Hacksaw Ridge actor Andrew Garfield does some more blinking as the priest who with Adam Driver goes looking for Liam Neeson and proselytize to the heathens in Japan. The persecution that follows provides a stations of the cross for the priest who enters his crisis of faith. There’s some dodgy CGI and some wonderfully inventive direction. But the ambiguity of the novel has its hand tipped with a clumsy last shot and dedication.
REVIEW – Fantastic Beasts and Where to Find Them is a Harry Potter-themed Pokemon Go for people too lazy to play Pokemon Go.
Following a sex change operation and a bout of Motor Neuron Disease, Eddie Redmayne is back. This time he’s off to New York with a suitcase of magical creatures which he accidentally lets loose. After bumping into a baker. With the help of a magical police woman Porpentina Goldstein (Katherine Waterston) and her telepathic sister, he and Kolawski (Dan Fogler) the baker hunt down the magical creatures while a anti-magic zealot and Colin Farrell vaguely threaten. Jon Voigt turns up and no one looks happy.

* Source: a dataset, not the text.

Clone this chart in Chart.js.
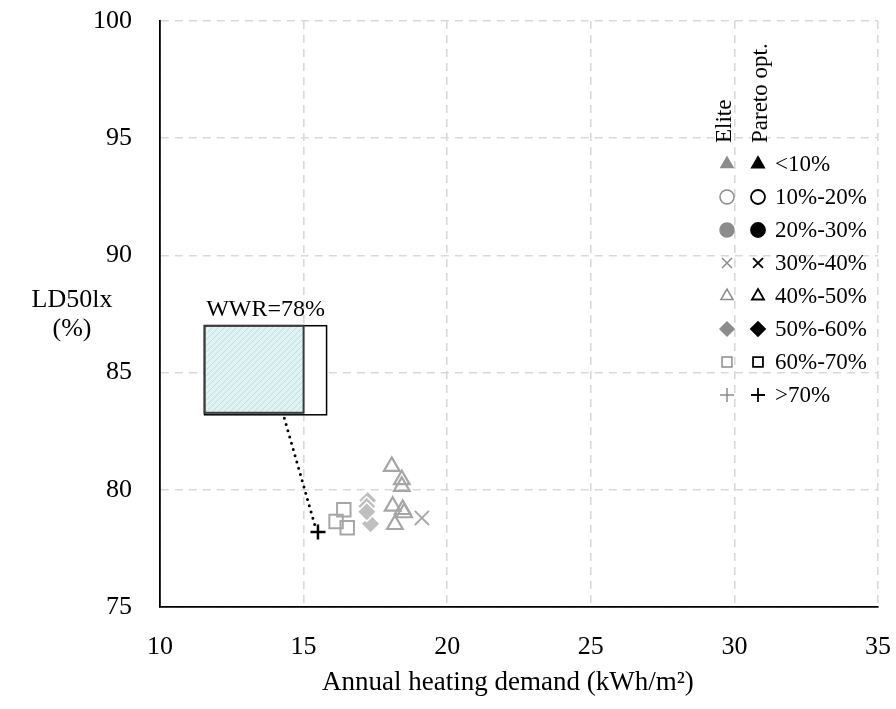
<!DOCTYPE html>
<html>
<head>
<meta charset="utf-8">
<script src="https://cdn.jsdelivr.net/npm/chart.js@4.4.1/dist/chart.umd.min.js"></script>
<style>
  html, body { margin: 0; padding: 0; background: #fff; }
  #contenedor { width: 896px; height: 709px; }
</style>
</head>
<body>
<div id="contenedor"><canvas id="grafico" width="896" height="709"></canvas></div>
<script>
// valores
const xTicks = [10, 15, 20, 25, 30, 35];
const yTicks = [75, 80, 85, 90, 95, 100];
const categorias = ['<10%', '10%-20%', '20%-30%', '30%-40%', '40%-50%', '50%-60%', '60%-70%', '>70%'];

const elite3040X = [19.12];
const elite3040Y = [78.8];
const elite4050X = [18.07, 18.42, 18.42, 18.10, 18.45, 18.50, 18.18];
const elite4050Y = [81.0, 80.43, 80.15, 79.30, 79.16, 79.02, 78.52];
const elite5060X = [17.23, 17.33, 17.20, 17.20];
const elite5060Y = [79.55, 78.55, 79.30, 79.06];
const elite6070X = [16.40, 16.13, 16.52];
const elite6070Y = [79.15, 78.65, 78.38];
const paretoMas70X = [15.5];
const paretoMas70Y = [78.2];

const fuente = "'Liberation Serif', 'Times New Roman', serif";
const estilosLeyenda = ['triangle', 'circle', 'circle', 'crossRot', 'triangle', 'rectRot', 'rect', 'cross'];
const rellenoLeyenda = [true, false, true, false, false, true, false, false];

function puntos(xs, ys) {
    return xs.map((x, i) => ({ x: x, y: ys[i] }));
}

function marcador(ctx, estilo, x, y, radio, color, relleno, ancho) {
    ctx.save();
    ctx.strokeStyle = color;
    ctx.fillStyle = relleno ? color : 'rgba(0,0,0,0)';
    ctx.lineWidth = ancho;
    Chart.helpers.drawPoint(ctx, { pointStyle: estilo, radius: radio, rotation: 0, borderWidth: ancho }, x, y);
    ctx.restore();
}

// rayado de la ventana
function patronVidrio(ctx) {
    const c = document.createElement('canvas');
    c.width = 6; c.height = 6;
    const p = c.getContext('2d');
    p.fillStyle = '#e0f3f3';
    p.fillRect(0, 0, 6, 6);
    p.strokeStyle = '#b9d9d9';
    p.lineWidth = 0.8;
    p.beginPath();
    p.moveTo(0, 6); p.lineTo(6, 0);
    p.moveTo(-1, 1); p.lineTo(1, -1);
    p.moveTo(5, 7); p.lineTo(7, 5);
    p.stroke();
    return ctx.createPattern(c, 'repeat');
}

const anotaciones = {
    id: 'anotaciones',
    beforeDatasetsDraw(chart) {
        const { ctx, scales: { x, y } } = chart;
        const izq = x.getPixelForValue(11.55), der = x.getPixelForValue(15.8), vid = x.getPixelForValue(15.0);
        const arr = y.getPixelForValue(87.0), abj = y.getPixelForValue(83.2);
        ctx.save();
        ctx.fillStyle = '#fff';
        ctx.fillRect(izq, arr, der - izq, abj - arr);
        ctx.fillStyle = patronVidrio(ctx);
        ctx.fillRect(izq, arr, vid - izq, abj - arr);
        ctx.strokeStyle = '#000';
        ctx.lineWidth = 1.5;
        ctx.strokeRect(izq, arr, der - izq, abj - arr);
        ctx.strokeStyle = '#3a3a3a';
        ctx.lineWidth = 2;
        ctx.strokeRect(izq, arr, vid - izq, abj - arr - 2);
        ctx.fillStyle = '#000';
        ctx.font = '24px ' + fuente;
        ctx.textAlign = 'center';
        ctx.textBaseline = 'alphabetic';
        ctx.fillText('WWR=78%', (izq + der) / 2, arr - 10);
        // linea punteada hacia el punto
        ctx.strokeStyle = '#000';
        ctx.lineWidth = 3;
        ctx.lineCap = 'round';
        ctx.setLineDash([0, 6.5]);
        ctx.beginPath();
        ctx.moveTo(x.getPixelForValue(14.33), y.getPixelForValue(83.05));
        ctx.lineTo(x.getPixelForValue(15.40), y.getPixelForValue(78.45));
        ctx.stroke();
        ctx.restore();
    },
    afterDraw(chart) {
        const ctx = chart.ctx;
        const area = chart.chartArea;
        ctx.save();
        ctx.fillStyle = '#000';
        // titulos de ejes
        ctx.font = '27px ' + fuente;
        ctx.textAlign = 'left';
        ctx.textBaseline = 'middle';
        ctx.fillText('Annual heating demand (kWh/m\u00b2)', 322, 683);
        ctx.textAlign = 'center';
        ctx.font = '26px ' + fuente;
        ctx.fillText('LD50lx', area.left - 88, 300);
        ctx.fillText('(%)', area.left - 88, 329);

        // leyenda
        const xElite = 727, xPareto = 758, xTexto = 775;
        ctx.font = '23px ' + fuente;
        ctx.save();
        ctx.translate(xElite - 2, 143);
        ctx.rotate(-Math.PI / 2);
        ctx.textAlign = 'left';
        ctx.fillText('Elite', 0, 0);
        ctx.restore();
        ctx.save();
        ctx.translate(xPareto + 3, 143);
        ctx.rotate(-Math.PI / 2);
        ctx.textAlign = 'left';
        ctx.fillText('Pareto opt.', 0, 0);
        ctx.restore();
        ctx.textAlign = 'left';
        categorias.forEach((cat, i) => {
            const yy = 164 + i * 33;
            marcador(ctx, estilosLeyenda[i], xElite, yy, 7, '#8c8c8c', rellenoLeyenda[i], 1.5);
            marcador(ctx, estilosLeyenda[i], xPareto, yy, 7, '#000', rellenoLeyenda[i], 1.8);
            ctx.fillStyle = '#000';
            ctx.fillText(cat, xTexto, yy + 1);
        });
        ctx.restore();
    }
};

const ejeComun = {
    type: 'linear',
    grid: { color: '#d9d9d9', lineWidth: 1.6, drawTicks: false },
    border: { display: true, color: '#000', width: 1.8, dash: [8, 6] }
};

new Chart(document.getElementById('grafico'), {
    type: 'scatter',
    data: {
        datasets: [
            {
                label: 'Elite 30%-40%', data: puntos(elite3040X, elite3040Y),
                pointStyle: 'crossRot', pointRadius: 10, pointBorderWidth: 1.8,
                pointBorderColor: '#a6a6a6', pointBackgroundColor: '#a6a6a6'
            },
            {
                label: 'Elite 40%-50%', data: puntos(elite4050X, elite4050Y),
                pointStyle: 'triangle', pointRadius: 9, pointBorderWidth: 2.2,
                pointBorderColor: '#a6a6a6', pointBackgroundColor: 'rgba(255,255,255,0)'
            },
            {
                label: 'Elite 50%-60%', data: puntos(elite5060X, elite5060Y),
                pointStyle: 'rectRot', pointRadius: 9.5, pointBorderWidth: 1.5,
                pointBorderColor: '#fff', pointBackgroundColor: '#bfbfbf'
            },
            {
                label: 'Elite 60%-70%', data: puntos(elite6070X, elite6070Y),
                pointStyle: 'rect', pointRadius: 9.5, pointBorderWidth: 2,
                pointBorderColor: '#a6a6a6', pointBackgroundColor: 'rgba(255,255,255,0)'
            },
            {
                label: 'Pareto >70%', data: puntos(paretoMas70X, paretoMas70Y),
                pointStyle: 'cross', pointRadius: 7.5, pointBorderWidth: 2.5,
                pointBorderColor: '#000', pointBackgroundColor: '#000'
            }
        ]
    },
    options: {
        responsive: false,
        animation: false,
        devicePixelRatio: 1,
        layout: { padding: { left: 0, top: 21, right: 18, bottom: 0 } },
        plugins: { legend: { display: false }, tooltip: { enabled: false } },
        scales: {
            x: Object.assign({}, ejeComun, {
                min: 10, max: 35,
                afterFit: (s) => { s.height = 102; s.paddingLeft = 0; s.paddingRight = 0; },
                afterBuildTicks: (s) => { s.ticks = xTicks.map(v => ({ value: v })); },
                ticks: { padding: 25, color: '#000', font: { family: fuente, size: 26 } }
            }),
            y: Object.assign({}, ejeComun, {
                min: 75, max: 100,
                afterFit: (s) => { s.width = 160; s.paddingTop = 0; s.paddingBottom = 0; },
                afterBuildTicks: (s) => { s.ticks = yTicks.map(v => ({ value: v })); },
                ticks: { padding: 28, color: '#000', font: { family: fuente, size: 26 } }
            })
        }
    },
    plugins: [anotaciones]
});
</script>
</body>
</html>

There’s something exhausting these days about going to see a film, assured there are four more of these assholes to come. It’s not only do I like this one, but can be bothered watching the others? Short answer: no. Never has magic been more dull, magicians so annoying and a quest, so literally like a walk in the park. JK Rowling can take more blame than usual ass the screenwriter and producer. Also Redmayne is one of the most over-rated actors currently working. His smirking, gurning and blinking oddball is a charisma-free hole where an actor ought to be. Fogler is okay but is asked to do the same thing time and time again. And poor Colin Farrell is shunted aside in a final twist that reveals he was another actor who you’d apparently much prefer to see. At least before he started beating up his wife.
The franchise machine churns on and the sequels are probably already shooting. But this overlong, tedious, unfunny monster hunt fills me with dread. Dread and a wish to die.